Combien de temps dure une journée révolutionnaire ?

Si l’on met de côté la préparation de la journée dans les jours ou les semaines qui la précèdent, l’insurrection proprement dite ne dure que quelques heures. Il peut parfois y avoir deux journées en une : le Roi quitta Versailles suite à l’invasion du château le 6 octobre, mais le peuple avait commencé à se rassembler la veille sur la place d’Armes et l’avenue de Paris, contraignant ainsi le monarque à accepter la Déclaration des droits de l’homme.

Votre analyse vous a-t-elle permis de dégager des origines communes à ces journées ? 
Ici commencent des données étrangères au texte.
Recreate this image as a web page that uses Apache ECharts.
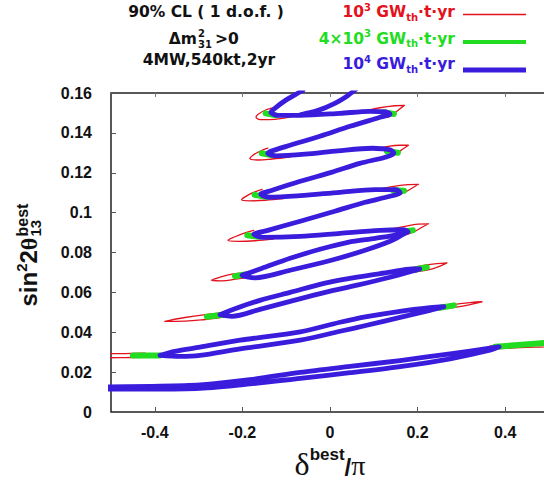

Ce qui unit tous les émeutiers entre 1789 et 1795 est d’abord l’hostilité au pouvoir en place. Louis XVI fut ainsi successivement soupçonné de vouloir dissoudre l’Assemblée constituante par la force, de refuser l’abolition du régime féodal, de protéger les prêtres réfractaires et de compromettre la défense nationale après la déclaration de guerre. À cette origine proprement politique s’ajoutent des causes économiques. Ce n’est pas un hasard si les émeutiers de Versailles furent d’abord des émeutières, femmes de la Halle venues réclamer au Roi des mesures destinées à améliorer l’approvisionnement de Paris en pain à bon marché.